Lucic and Tse have collaborated already with Jean-Jacques Darmon, head of Kospi trading in the capital markets business of Marex Spectron in Singapore, to improve the volatility modelling underpinning Darmon’s trading.
Darmon says their model allows him to update data on Kospi flow in real time, making it possible to offer tighter spreads even in periods of high volatility. “It’s fundamental for us to be able to leave our quotes on in the market and to capture flow information as much as possible.” Testing of the model in this context continues and early results are promising, the firm says.
“The most interesting part is the ability to adjust the skew and integrate price expectations,” Darmon adds. In addition, the model effectively allows the traders to look at areas of the volatility surface separately. “By capturing volatility, they’re effectively capturing the volatility of volatility, which can be very different by area in the curve.” The volatility surface displays different volatility levels and variability at different strikes and tenures.
Next steps
Looking forward, Tse has been working to extend the market-making model to take account of market impact. Such a step could markedly change the trading strategy, because full delta-hedging – when accounting for how the market-maker’s own trading could move prices – would be sub-optimal.
And going forward, Lucic and Tse are considering the use of reinforcement learning to compute quotes faster. “Reinforcement learning can be used to compute the optimal spreads as a function of the state of the market and the trading book,” Tse says.
Other extensions are also possible, such as fine tuning the baseline model to cater to the specific nature of other asset classes. “Zero-day options are an interesting case,” says Tse, given the model’s ability to capture data in real time and derive optimal quotes quickly.
Pioneer
In addition to his work on market-making, Lucic was the pioneer in studying boundary conditions in common finance models such as the Cox-Ingersoll-Ross model, which is the foundation of the Heston model. “He was the first who rigorously addressed this problem, and his work was foundational in subsequent research on the subject,” says Piterbarg.
“He is an absolutely top-notch researcher.
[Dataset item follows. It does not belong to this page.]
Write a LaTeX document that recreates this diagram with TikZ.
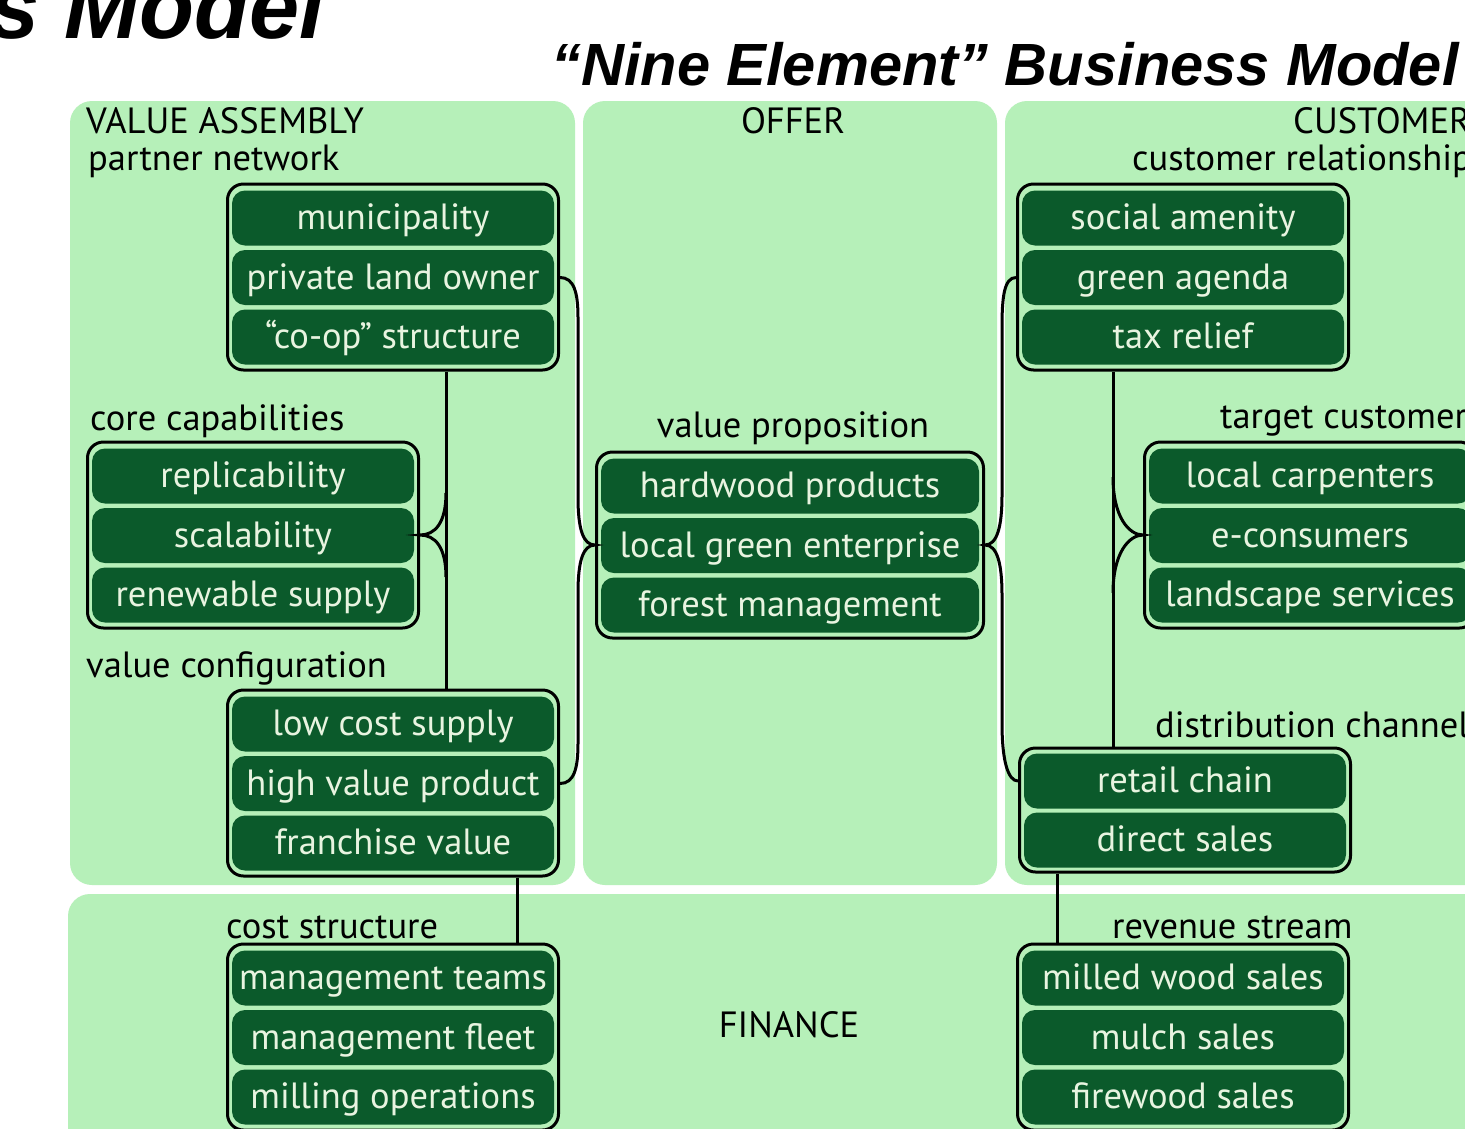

When I have questions or doubts about volatility modelling, I call him,” Piterbarg adds.
Lucic’s interest in the crypto market led to a research project with another of Risk.net’s quant of the year award winners, Artur Sepp. In that work, the quants developed volatility strategies on inverse options, which are contracts quoted in the underlying crypto and can be traded without holding a fiat account.
In other work at Marex, meanwhile, Lucic has been developing models for the firm’s structuring and quantitative investment solutions businesses.
“He’s just a good guy to have around,” Jethwa says. “He believes that with a small but effective team, we can go really far. He creates good teams and he’s very encouraging with junior people.”